PROBLEM: Skip the pictures. Transcribe the rest of the data below without changing a word.

RAW DATA:
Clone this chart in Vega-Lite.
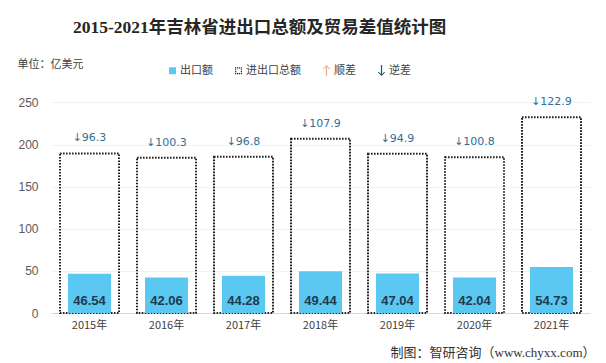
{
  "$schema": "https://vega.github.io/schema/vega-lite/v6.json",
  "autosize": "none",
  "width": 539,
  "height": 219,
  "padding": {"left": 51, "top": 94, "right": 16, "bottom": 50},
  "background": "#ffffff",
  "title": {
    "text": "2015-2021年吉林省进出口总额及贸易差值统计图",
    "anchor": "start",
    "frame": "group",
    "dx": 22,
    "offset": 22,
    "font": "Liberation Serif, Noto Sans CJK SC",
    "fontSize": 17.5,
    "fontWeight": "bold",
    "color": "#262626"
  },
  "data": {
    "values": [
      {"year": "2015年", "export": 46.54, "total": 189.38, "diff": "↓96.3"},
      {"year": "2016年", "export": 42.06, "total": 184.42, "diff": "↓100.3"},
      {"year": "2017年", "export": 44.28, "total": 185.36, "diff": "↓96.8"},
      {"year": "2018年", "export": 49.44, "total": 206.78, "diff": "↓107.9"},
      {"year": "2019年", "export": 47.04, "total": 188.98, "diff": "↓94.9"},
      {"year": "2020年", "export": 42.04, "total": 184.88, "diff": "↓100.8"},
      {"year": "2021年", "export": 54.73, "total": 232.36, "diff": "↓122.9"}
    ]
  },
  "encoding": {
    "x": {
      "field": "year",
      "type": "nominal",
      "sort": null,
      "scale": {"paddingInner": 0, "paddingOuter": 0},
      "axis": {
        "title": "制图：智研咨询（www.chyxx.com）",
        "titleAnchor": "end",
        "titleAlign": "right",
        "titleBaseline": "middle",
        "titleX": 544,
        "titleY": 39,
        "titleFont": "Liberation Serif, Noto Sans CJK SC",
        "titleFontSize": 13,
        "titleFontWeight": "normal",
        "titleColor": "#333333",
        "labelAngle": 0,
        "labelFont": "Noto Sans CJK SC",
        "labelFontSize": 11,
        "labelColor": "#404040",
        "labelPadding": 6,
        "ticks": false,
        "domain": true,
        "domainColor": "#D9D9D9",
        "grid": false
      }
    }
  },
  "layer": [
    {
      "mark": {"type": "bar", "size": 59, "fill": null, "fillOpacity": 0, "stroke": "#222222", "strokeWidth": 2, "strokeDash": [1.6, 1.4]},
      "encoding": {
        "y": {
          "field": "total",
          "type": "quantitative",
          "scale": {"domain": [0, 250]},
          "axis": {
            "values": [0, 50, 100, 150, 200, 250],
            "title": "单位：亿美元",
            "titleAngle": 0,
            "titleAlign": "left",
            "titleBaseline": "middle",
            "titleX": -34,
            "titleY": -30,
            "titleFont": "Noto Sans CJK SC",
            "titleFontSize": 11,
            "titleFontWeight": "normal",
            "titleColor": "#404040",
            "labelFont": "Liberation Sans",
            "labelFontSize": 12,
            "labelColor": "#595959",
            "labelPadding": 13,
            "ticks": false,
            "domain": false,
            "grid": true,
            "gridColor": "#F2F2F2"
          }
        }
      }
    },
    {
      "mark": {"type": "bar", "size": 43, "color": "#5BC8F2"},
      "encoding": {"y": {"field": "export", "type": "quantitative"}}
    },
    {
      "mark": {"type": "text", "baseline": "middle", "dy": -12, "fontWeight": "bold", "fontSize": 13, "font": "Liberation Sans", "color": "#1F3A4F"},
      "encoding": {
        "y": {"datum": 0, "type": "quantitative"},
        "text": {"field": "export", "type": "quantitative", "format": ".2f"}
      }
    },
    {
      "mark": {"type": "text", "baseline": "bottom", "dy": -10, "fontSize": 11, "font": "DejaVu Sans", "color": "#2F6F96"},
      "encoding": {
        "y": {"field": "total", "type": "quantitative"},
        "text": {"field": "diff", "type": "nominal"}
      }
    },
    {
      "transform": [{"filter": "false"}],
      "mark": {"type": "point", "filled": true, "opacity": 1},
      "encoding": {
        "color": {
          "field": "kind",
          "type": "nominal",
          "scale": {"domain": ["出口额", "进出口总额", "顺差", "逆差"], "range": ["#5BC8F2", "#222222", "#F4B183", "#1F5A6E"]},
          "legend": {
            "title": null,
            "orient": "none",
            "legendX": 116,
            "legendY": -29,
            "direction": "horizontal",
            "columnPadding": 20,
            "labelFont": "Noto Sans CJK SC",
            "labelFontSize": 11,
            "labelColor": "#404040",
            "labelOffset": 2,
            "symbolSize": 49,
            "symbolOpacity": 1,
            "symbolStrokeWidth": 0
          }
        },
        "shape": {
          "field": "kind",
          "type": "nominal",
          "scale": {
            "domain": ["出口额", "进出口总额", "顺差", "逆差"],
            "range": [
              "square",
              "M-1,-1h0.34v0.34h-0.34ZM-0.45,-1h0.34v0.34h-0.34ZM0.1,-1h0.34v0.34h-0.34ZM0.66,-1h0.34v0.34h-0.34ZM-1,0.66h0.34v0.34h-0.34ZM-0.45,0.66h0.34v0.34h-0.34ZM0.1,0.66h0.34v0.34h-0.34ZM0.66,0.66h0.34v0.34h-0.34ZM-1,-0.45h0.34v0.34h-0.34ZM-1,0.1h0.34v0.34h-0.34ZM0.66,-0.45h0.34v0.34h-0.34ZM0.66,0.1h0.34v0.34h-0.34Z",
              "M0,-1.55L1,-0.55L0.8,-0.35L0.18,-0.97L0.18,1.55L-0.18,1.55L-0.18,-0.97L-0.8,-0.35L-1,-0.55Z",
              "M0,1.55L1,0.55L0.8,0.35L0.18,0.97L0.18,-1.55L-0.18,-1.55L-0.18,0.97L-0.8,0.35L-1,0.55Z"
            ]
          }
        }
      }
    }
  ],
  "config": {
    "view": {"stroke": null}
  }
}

RIGHT ANSWER:
Clone this chart in Vega-Lite.
{
  "$schema": "https://vega.github.io/schema/vega-lite/v6.json",
  "autosize": "none",
  "width": 539,
  "height": 219,
  "padding": {"left": 51, "top": 94, "right": 16, "bottom": 50},
  "background": "#ffffff",
  "title": {
    "text": "2015-2021年吉林省进出口总额及贸易差值统计图",
    "anchor": "start",
    "frame": "group",
    "dx": 22,
    "offset": 22,
    "font": "Liberation Serif, Noto Sans CJK SC",
    "fontSize": 17.5,
    "fontWeight": "bold",
    "color": "#262626"
  },
  "data": {
    "values": [
      {"year": "2015年", "export": 46.54, "total": 189.38, "diff": "↓96.3"},
      {"year": "2016年", "export": 42.06, "total": 184.42, "diff": "↓100.3"},
      {"year": "2017年", "export": 44.28, "total": 185.36, "diff": "↓96.8"},
      {"year": "2018年", "export": 49.44, "total": 206.78, "diff": "↓107.9"},
      {"year": "2019年", "export": 47.04, "total": 188.98, "diff": "↓94.9"},
      {"year": "2020年", "export": 42.04, "total": 184.88, "diff": "↓100.8"},
      {"year": "2021年", "export": 54.73, "total": 232.36, "diff": "↓122.9"}
    ]
  },
  "encoding": {
    "x": {
      "field": "year",
      "type": "nominal",
      "sort": null,
      "scale": {"paddingInner": 0, "paddingOuter": 0},
      "axis": {
        "title": "制图：智研咨询（www.chyxx.com）",
        "titleAnchor": "end",
        "titleAlign": "right",
        "titleBaseline": "middle",
        "titleX": 544,
        "titleY": 39,
        "titleFont": "Liberation Serif, Noto Sans CJK SC",
        "titleFontSize": 13,
        "titleFontWeight": "normal",
        "titleColor": "#333333",
        "labelAngle": 0,
        "labelFont": "Noto Sans CJK SC",
        "labelFontSize": 11,
        "labelColor": "#404040",
        "labelPadding": 6,
        "ticks": false,
        "domain": true,
        "domainColor": "#D9D9D9",
        "grid": false
      }
    }
  },
  "layer": [
    {
      "mark": {"type": "bar", "size": 59, "fill": null, "fillOpacity": 0, "stroke": "#222222", "strokeWidth": 2, "strokeDash": [1.6, 1.4]},
      "encoding": {
        "y": {
          "field": "total",
          "type": "quantitative",
          "scale": {"domain": [0, 250]},
          "axis": {
            "values": [0, 50, 100, 150, 200, 250],
            "title": "单位：亿美元",
            "titleAngle": 0,
            "titleAlign": "left",
            "titleBaseline": "middle",
            "titleX": -34,
            "titleY": -30,
            "titleFont": "Noto Sans CJK SC",
            "titleFontSize": 11,
            "titleFontWeight": "normal",
            "titleColor": "#404040",
            "labelFont": "Liberation Sans",
            "labelFontSize": 12,
            "labelColor": "#595959",
            "labelPadding": 13,
            "ticks": false,
            "domain": false,
            "grid": true,
            "gridColor": "#F2F2F2"
          }
        }
      }
    },
    {
      "mark": {"type": "bar", "size": 43, "color": "#5BC8F2"},
      "encoding": {"y": {"field": "export", "type": "quantitative"}}
    },
    {
      "mark": {"type": "text", "baseline": "middle", "dy": -12, "fontWeight": "bold", "fontSize": 13, "font": "Liberation Sans", "color": "#1F3A4F"},
      "encoding": {
        "y": {"datum": 0, "type": "quantitative"},
        "text": {"field": "export", "type": "quantitative", "format": ".2f"}
      }
    },
    {
      "mark": {"type": "text", "baseline": "bottom", "dy": -10, "fontSize": 11, "font": "DejaVu Sans", "color": "#2F6F96"},
      "encoding": {
        "y": {"field": "total", "type": "quantitative"},
        "text": {"field": "diff", "type": "nominal"}
      }
    },
    {
      "transform": [{"filter": "false"}],
      "mark": {"type": "point", "filled": true, "opacity": 1},
      "encoding": {
        "color": {
          "field": "kind",
          "type": "nominal",
          "scale": {"domain": ["出口额", "进出口总额", "顺差", "逆差"], "range": ["#5BC8F2", "#222222", "#F4B183", "#1F5A6E"]},
          "legend": {
            "title": null,
            "orient": "none",
            "legendX": 116,
            "legendY": -29,
            "direction": "horizontal",
            "columnPadding": 20,
            "labelFont": "Noto Sans CJK SC",
            "labelFontSize": 11,
            "labelColor": "#404040",
            "labelOffset": 2,
            "symbolSize": 49,
            "symbolOpacity": 1,
            "symbolStrokeWidth": 0
          }
        },
        "shape": {
          "field": "kind",
          "type": "nominal",
          "scale": {
            "domain": ["出口额", "进出口总额", "顺差", "逆差"],
            "range": [
              "square",
              "M-1,-1h0.34v0.34h-0.34ZM-0.45,-1h0.34v0.34h-0.34ZM0.1,-1h0.34v0.34h-0.34ZM0.66,-1h0.34v0.34h-0.34ZM-1,0.66h0.34v0.34h-0.34ZM-0.45,0.66h0.34v0.34h-0.34ZM0.1,0.66h0.34v0.34h-0.34ZM0.66,0.66h0.34v0.34h-0.34ZM-1,-0.45h0.34v0.34h-0.34ZM-1,0.1h0.34v0.34h-0.34ZM0.66,-0.45h0.34v0.34h-0.34ZM0.66,0.1h0.34v0.34h-0.34Z",
              "M0,-1.55L1,-0.55L0.8,-0.35L0.18,-0.97L0.18,1.55L-0.18,1.55L-0.18,-0.97L-0.8,-0.35L-1,-0.55Z",
              "M0,1.55L1,0.55L0.8,0.35L0.18,0.97L0.18,-1.55L-0.18,-1.55L-0.18,0.97L-0.8,0.35L-1,0.55Z"
            ]
          }
        }
      }
    }
  ],
  "config": {
    "view": {"stroke": null}
  }
}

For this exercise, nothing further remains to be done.